GIVEN EXERCISE: Among the records below, find each line that includes the string "seaborn" and copy it.

◆ ◆ ◆ ◆ ◆

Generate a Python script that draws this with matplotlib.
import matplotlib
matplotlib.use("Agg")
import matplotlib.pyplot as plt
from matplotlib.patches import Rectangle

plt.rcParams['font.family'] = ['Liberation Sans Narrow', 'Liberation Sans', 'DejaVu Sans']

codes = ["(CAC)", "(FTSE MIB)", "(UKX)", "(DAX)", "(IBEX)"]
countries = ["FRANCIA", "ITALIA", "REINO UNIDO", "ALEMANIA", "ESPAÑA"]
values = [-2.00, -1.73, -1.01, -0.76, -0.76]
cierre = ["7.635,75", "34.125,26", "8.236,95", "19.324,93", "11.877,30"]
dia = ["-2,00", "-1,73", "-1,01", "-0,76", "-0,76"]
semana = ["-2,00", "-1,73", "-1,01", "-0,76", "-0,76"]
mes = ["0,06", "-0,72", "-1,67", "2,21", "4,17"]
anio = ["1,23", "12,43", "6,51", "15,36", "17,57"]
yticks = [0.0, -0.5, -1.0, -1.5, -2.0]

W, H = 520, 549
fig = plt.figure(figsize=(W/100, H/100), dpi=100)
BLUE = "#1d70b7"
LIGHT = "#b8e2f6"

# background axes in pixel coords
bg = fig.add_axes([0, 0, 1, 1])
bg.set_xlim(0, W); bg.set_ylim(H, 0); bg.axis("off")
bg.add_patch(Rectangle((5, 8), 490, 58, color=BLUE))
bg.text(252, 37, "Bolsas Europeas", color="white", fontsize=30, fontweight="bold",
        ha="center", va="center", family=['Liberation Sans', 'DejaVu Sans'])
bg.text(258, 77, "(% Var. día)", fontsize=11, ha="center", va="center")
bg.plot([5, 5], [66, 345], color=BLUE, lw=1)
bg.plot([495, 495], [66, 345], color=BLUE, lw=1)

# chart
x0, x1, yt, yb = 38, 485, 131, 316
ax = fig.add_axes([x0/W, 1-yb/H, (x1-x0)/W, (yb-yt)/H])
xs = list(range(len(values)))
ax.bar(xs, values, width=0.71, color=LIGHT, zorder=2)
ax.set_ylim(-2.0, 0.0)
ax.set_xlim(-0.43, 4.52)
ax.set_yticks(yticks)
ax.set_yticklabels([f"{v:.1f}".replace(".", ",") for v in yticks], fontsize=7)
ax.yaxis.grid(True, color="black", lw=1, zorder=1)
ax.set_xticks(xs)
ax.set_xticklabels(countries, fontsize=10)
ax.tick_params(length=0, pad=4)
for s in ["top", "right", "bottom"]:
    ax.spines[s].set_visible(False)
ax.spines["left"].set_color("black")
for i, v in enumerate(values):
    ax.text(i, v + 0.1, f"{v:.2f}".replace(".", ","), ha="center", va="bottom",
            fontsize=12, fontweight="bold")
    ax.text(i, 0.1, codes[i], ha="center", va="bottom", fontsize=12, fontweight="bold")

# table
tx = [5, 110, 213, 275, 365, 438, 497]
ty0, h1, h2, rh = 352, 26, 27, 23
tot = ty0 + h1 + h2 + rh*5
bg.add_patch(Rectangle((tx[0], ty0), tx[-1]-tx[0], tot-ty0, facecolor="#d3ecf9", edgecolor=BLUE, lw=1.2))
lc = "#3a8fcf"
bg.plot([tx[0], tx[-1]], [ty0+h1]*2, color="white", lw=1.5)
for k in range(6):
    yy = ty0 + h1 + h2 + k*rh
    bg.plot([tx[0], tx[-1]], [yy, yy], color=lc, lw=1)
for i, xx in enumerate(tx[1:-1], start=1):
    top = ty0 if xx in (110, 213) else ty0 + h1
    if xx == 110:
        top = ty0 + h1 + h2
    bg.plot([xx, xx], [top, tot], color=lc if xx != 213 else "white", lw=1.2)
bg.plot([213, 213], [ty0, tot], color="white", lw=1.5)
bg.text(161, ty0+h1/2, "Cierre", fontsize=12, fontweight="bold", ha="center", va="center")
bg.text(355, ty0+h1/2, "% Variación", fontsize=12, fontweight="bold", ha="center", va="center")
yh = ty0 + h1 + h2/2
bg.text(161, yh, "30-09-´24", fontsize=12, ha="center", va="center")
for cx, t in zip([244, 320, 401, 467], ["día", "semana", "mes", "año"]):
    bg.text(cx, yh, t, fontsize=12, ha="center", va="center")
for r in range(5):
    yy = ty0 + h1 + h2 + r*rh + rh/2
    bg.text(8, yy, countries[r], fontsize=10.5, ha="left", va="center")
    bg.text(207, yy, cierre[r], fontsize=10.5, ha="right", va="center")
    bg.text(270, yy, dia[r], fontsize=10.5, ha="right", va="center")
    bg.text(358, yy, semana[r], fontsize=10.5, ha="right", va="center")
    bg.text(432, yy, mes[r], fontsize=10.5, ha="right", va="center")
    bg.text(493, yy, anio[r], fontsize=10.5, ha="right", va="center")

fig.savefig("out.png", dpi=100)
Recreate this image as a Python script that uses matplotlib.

◆ ◆ ◆ ◆ ◆

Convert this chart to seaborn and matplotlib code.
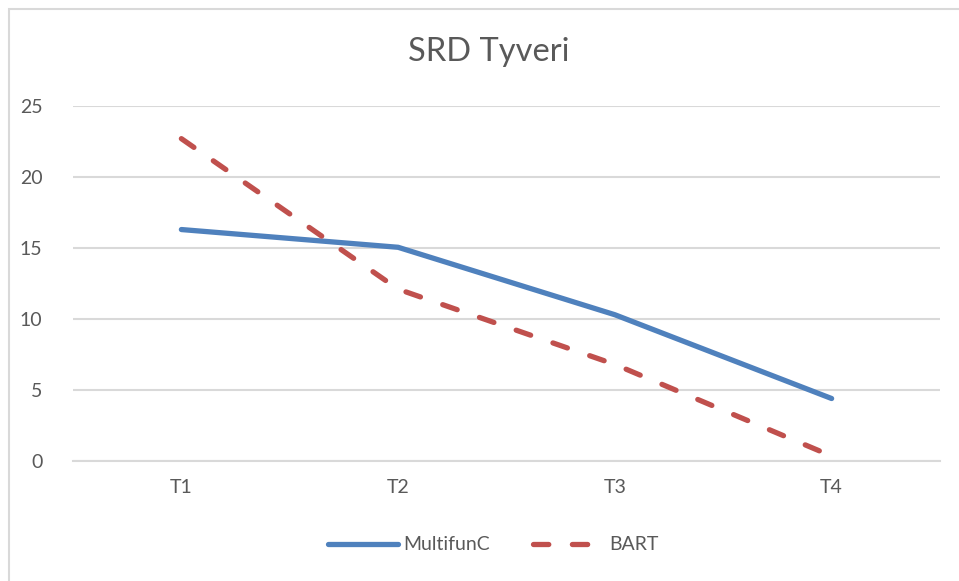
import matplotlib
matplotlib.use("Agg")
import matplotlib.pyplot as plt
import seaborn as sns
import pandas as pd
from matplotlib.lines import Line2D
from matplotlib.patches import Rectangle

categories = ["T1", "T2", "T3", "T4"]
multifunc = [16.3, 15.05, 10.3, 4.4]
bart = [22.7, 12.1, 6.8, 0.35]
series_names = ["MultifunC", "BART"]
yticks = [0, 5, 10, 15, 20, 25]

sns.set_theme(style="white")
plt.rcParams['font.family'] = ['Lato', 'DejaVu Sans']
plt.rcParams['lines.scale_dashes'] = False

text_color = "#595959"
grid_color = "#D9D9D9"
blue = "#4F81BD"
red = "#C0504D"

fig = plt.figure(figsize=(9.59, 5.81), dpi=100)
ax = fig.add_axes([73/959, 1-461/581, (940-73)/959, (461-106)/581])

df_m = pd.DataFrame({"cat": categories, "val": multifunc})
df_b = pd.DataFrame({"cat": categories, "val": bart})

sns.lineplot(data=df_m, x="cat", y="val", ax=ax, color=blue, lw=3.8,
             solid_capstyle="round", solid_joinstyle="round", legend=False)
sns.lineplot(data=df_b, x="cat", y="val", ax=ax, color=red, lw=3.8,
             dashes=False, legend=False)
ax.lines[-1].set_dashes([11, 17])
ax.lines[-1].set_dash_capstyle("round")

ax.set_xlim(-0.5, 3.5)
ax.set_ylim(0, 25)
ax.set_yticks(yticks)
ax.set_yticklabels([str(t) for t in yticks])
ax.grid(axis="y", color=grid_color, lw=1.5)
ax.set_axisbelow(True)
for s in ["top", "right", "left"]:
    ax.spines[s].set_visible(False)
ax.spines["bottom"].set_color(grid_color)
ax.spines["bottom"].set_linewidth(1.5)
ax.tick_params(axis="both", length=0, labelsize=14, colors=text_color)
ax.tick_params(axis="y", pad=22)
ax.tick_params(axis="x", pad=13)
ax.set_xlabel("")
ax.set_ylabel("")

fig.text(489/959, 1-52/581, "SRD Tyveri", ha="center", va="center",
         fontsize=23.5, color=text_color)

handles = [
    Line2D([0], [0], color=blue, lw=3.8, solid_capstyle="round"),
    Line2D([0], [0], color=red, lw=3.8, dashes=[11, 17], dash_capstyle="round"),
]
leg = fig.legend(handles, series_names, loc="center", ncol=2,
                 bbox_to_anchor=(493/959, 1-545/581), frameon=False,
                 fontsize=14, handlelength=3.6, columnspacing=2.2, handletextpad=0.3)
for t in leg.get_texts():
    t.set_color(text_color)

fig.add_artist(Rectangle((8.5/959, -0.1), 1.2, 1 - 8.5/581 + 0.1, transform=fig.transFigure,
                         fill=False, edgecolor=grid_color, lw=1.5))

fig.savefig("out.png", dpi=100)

◆ ◆ ◆ ◆ ◆

WRITTEN REPLY:
Convert this chart to seaborn and matplotlib code.
import seaborn as sns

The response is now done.